How it started ...
Long ago, early in my teaching career, before having my own children, filled with blissful dreams of pretty nurseries, adorable family photos, naïve assumptions about discipline, I was slightly nervous about raising a human but believed parenthood would be an adventure I could conquer.
I told myself ...
I will never yell.
I will be consistent.
MY children won’t say no to me.
MY kids will not talk back.
MY children will earn good grades.
MY kids will keep their rooms clean.
Sounds great, right?
How it went ...
It surprised me when my imagined children became real because they were nothing like I had imagined.
In hindsight, my formula relied heavily on controlling my kids with little focus on changing MY parenting. Because THEY were the problem. They needed training and taming. I was fine.
It sounds so arrogant now. I’m not blaming them, but Authoritarian style “experts” influenced me to require my children’s obedience, with little concern for their feelings.
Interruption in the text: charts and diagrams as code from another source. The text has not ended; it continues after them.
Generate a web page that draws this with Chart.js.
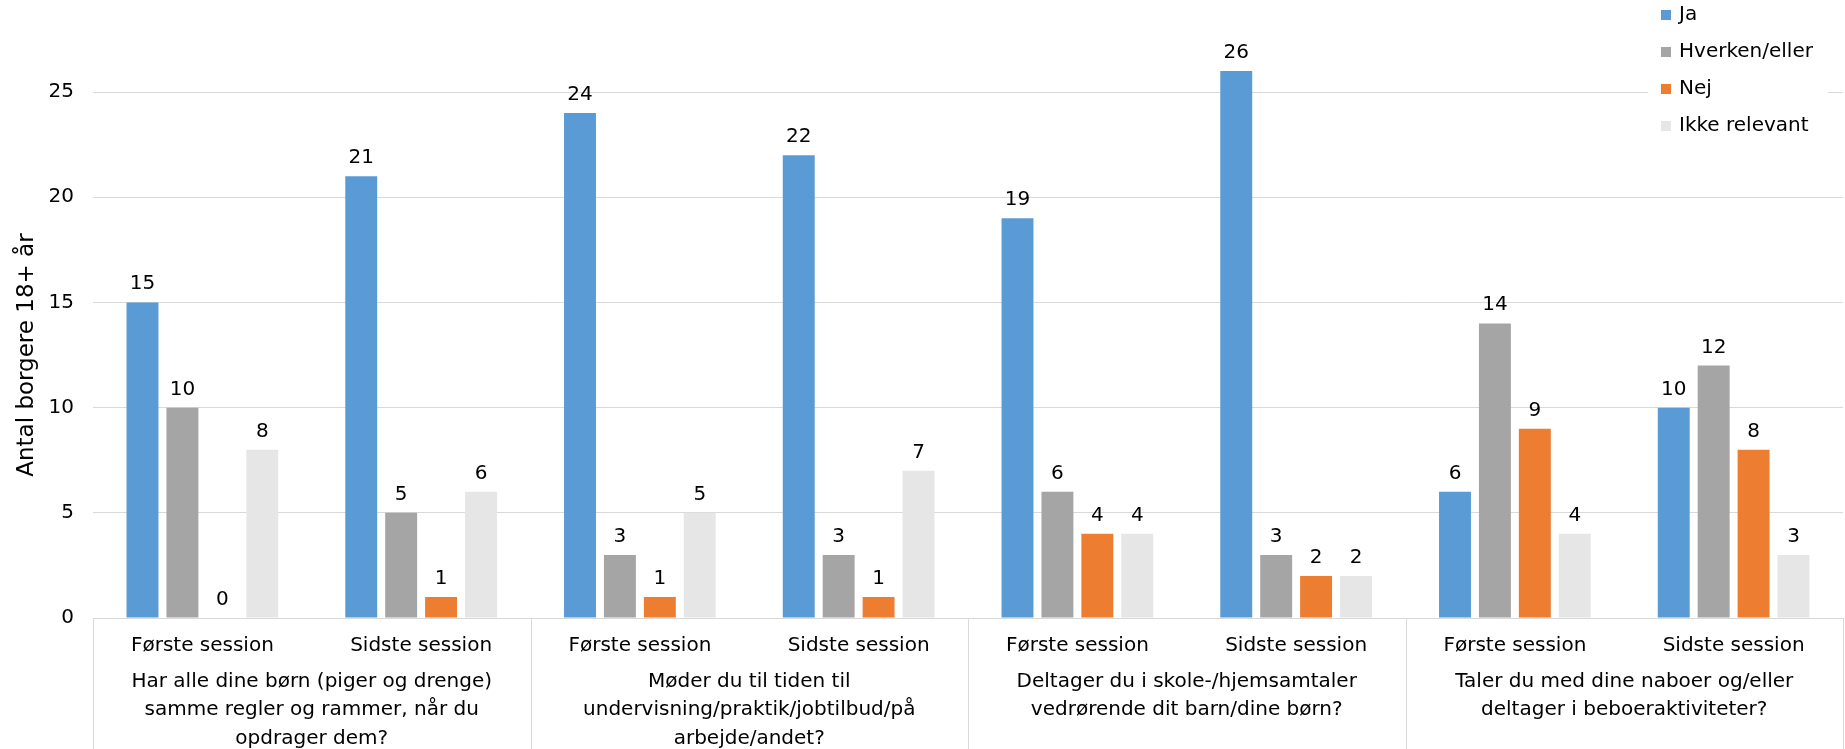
<!DOCTYPE html>
<html>
<head>
<meta charset="utf-8">
<script src="https://cdn.jsdelivr.net/npm/chart.js@4.4.1/dist/chart.umd.min.js"></script>
<style>
  html, body { margin: 0; padding: 0; background: #fff; }
</style>
</head>
<body>
<canvas id="surveyChart" width="1845" height="749"></canvas>
<script>
const sessions = ['Første session', 'Sidste session', 'Første session', 'Sidste session',
                  'Første session', 'Sidste session', 'Første session', 'Sidste session'];
const questions = [
  ['Har alle dine børn (piger og drenge)', 'samme regler og rammer, når du', 'opdrager dem?'],
  ['Møder du til tiden til', 'undervisning/praktik/jobtilbud/på', 'arbejde/andet?'],
  ['Deltager du i skole-/hjemsamtaler', 'vedrørende dit barn/dine børn?'],
  ['Taler du med dine naboer og/eller', 'deltager i beboeraktiviteter?']
];
const seriesNames = ['Ja', 'Hverken/eller', 'Nej', 'Ikke relevant'];
const ja = [15, 21, 24, 22, 19, 26, 6, 10];
const hverken = [10, 5, 3, 3, 6, 3, 14, 12];
const nej = [0, 1, 1, 1, 4, 2, 9, 8];
const ikkeRelevant = [8, 6, 5, 7, 4, 2, 4, 3];
const seriesColors = ['#5B9BD5', '#A5A5A5', '#ED7D31', '#E7E6E6'];
const yTicks = [0, 5, 10, 15, 20, 25];
const yTitle = 'Antal borgere 18+ år';

const FONT = '"DejaVu Sans", Verdana, sans-serif';
const TEXT = '#000';
const LINE = '#D9D9D9';

// numbers above each bar
const valueLabels = {
  id: 'valueLabels',
  afterDatasetsDraw(chart) {
    const ctx = chart.ctx;
    ctx.save();
    ctx.font = '20px ' + FONT;
    ctx.fillStyle = TEXT;
    ctx.textAlign = 'center';
    ctx.textBaseline = 'alphabetic';
    chart.data.datasets.forEach((ds, i) => {
      chart.getDatasetMeta(i).data.forEach((bar, j) => {
        ctx.fillText(String(ds.data[j]), bar.x, bar.y - 13);
      });
    });
    ctx.restore();
  }
};

// vertical separators between the question groups, below the plot
const groupDividers = {
  id: 'groupDividers',
  afterDraw(chart) {
    const x2 = chart.scales.x2;
    const ctx = chart.ctx;
    ctx.save();
    ctx.strokeStyle = LINE;
    ctx.lineWidth = 1;
    for (let i = 0; i <= questions.length; i++) {
      const px = Math.round(x2.getPixelForValue(i - 0.5)) + 0.5;
      ctx.beginPath();
      ctx.moveTo(px, chart.chartArea.bottom);
      ctx.lineTo(px, chart.height);
      ctx.stroke();
    }
    ctx.restore();
  }
};

// y axis title, Excel puts it a bit lower than the middle of the canvas area
const axisTitle = {
  id: 'axisTitle',
  afterDraw(chart) {
    const ctx = chart.ctx;
    const y = chart.scales.y;
    ctx.save();
    ctx.translate(27, (y.getPixelForValue(0) + y.getPixelForValue(25)) / 2);
    ctx.rotate(-Math.PI / 2);
    ctx.font = '23px ' + FONT;
    ctx.fillStyle = TEXT;
    ctx.textAlign = 'center';
    ctx.textBaseline = 'middle';
    ctx.fillText(yTitle, 0, 0);
    ctx.restore();
  }
};

// legend sits inside the plot at the top right, like in Excel
const cornerLegend = {
  id: 'cornerLegend',
  afterDraw(chart) {
    const ctx = chart.ctx;
    const left = chart.chartArea.right - 182;
    ctx.save();
    ctx.fillStyle = '#fff';
    ctx.fillRect(left - 13, 0, 180, 145);
    ctx.font = '20px ' + FONT;
    ctx.textBaseline = 'middle';
    ctx.textAlign = 'left';
    chart.data.datasets.forEach((ds, i) => {
      const y = 15 + i * 37;
      ctx.fillStyle = ds.backgroundColor;
      ctx.fillRect(left, y - 5, 10, 10);
      ctx.fillStyle = TEXT;
      ctx.fillText(ds.label, left + 18, y);
    });
    ctx.restore();
  }
};

const datasets = [ja, hverken, nej, ikkeRelevant].map((values, i) => ({
  label: seriesNames[i],
  data: values,
  backgroundColor: seriesColors[i],
  categoryPercentage: 0.73,
  barPercentage: 0.8,
  clip: false
}));

const chart = new Chart(document.getElementById('surveyChart'), {
  type: 'bar',
  data: { labels: sessions, datasets: datasets },
  options: {
    responsive: false,
    animation: false,
    events: [],
    layout: { padding: { top: 50, right: 2, left: 0, bottom: 0 } },
    plugins: { legend: { display: false }, tooltip: { enabled: false } },
    scales: {
      x: {
        grid: { display: false, drawTicks: false },
        border: { display: true, color: LINE, width: 1 },
        ticks: { color: TEXT, font: { family: FONT, size: 20 }, padding: 16, autoSkip: false, maxRotation: 0 },
        afterFit(scale) { scale.height = 45; }
      },
      x2: {
        type: 'category',
        labels: questions,
        position: 'bottom',
        weight: 1,
        offset: true,
        grid: { display: false, drawTicks: false },
        border: { display: false },
        ticks: { color: TEXT, font: { family: FONT, size: 20, lineHeight: 1.43 }, padding: 4, autoSkip: false, maxRotation: 0 },
        afterFit(scale) { scale.height = 86; }
      },
      y: {
        min: 0,
        max: 27,
        grid: { color: LINE, drawTicks: false },
        border: { display: false },
        ticks: { color: TEXT, font: { family: FONT, size: 20 }, padding: 19 },
        afterBuildTicks(scale) { scale.ticks = yTicks.map(v => ({ value: v })); },
        afterFit(scale) { scale.width = 93; }
      }
    }
  },
  plugins: [valueLabels, groupDividers, axisTitle, cornerLegend]
});
</script>
</body>
</html>
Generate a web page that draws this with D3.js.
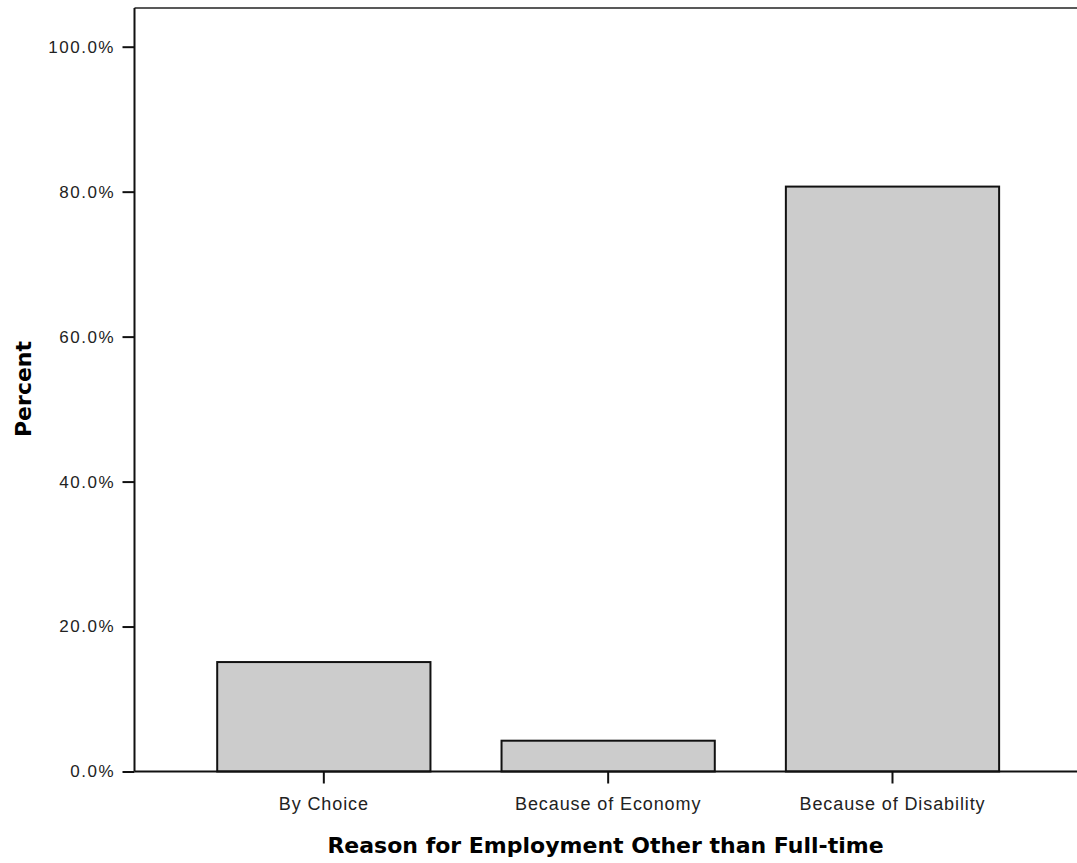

I wasn’t overly strict, but I expected my children to conform to my expectations without considering their emotional needs. I thought responding empathetically would encourage inappropriate behavior and even bigger emotions, such as tantrums and outbursts.
I now know research shows children with authoritarian parents exhibit more behavior problems, are less resourceful, and struggle with social skills.
Those characteristics are the exact opposite of what I want for my children. My deepest desire is for my children to be happy, healthy, and confident in their own skin.
How it's going ...
I now know the only person I can, or should, change is me. Coaching, instead of controlling, my children allows them to be who they are instead of who I think they should be.
Sometimes I still wrestle with the guilt of having been too harsh, indifferent, and unsympathetic. However, rehearsing and rehashing guilt isn’t productive.
Instead, I’m becoming the kind of parent who…
Validates my children’s emotions without judgment.
Believes in my kid’s ability to find their own way through challenges without my help.
Withholds advice unless asked.
Views my children’s successes and failures as their own and not a reflection of my parenting.
Sits with my children’s pain without trying to fix it for them.
I want to love my children unconditionally, show up in all the best ways, and be proud of my kids for their wins and losses.
I want to be a person my children trust and admire.
Despite how it started, parenting is going well. I love spending time with my adult children: And I think they enjoy spending time with me. We talk about all the things, we laugh, and solve the world’s problems.
What could be better than that?
Trading fairytale dreams of who I thought my kids should have been, for a realistic understanding of who I should be as a parent, is the best choice I ever made.
What kind of parent do you want to be?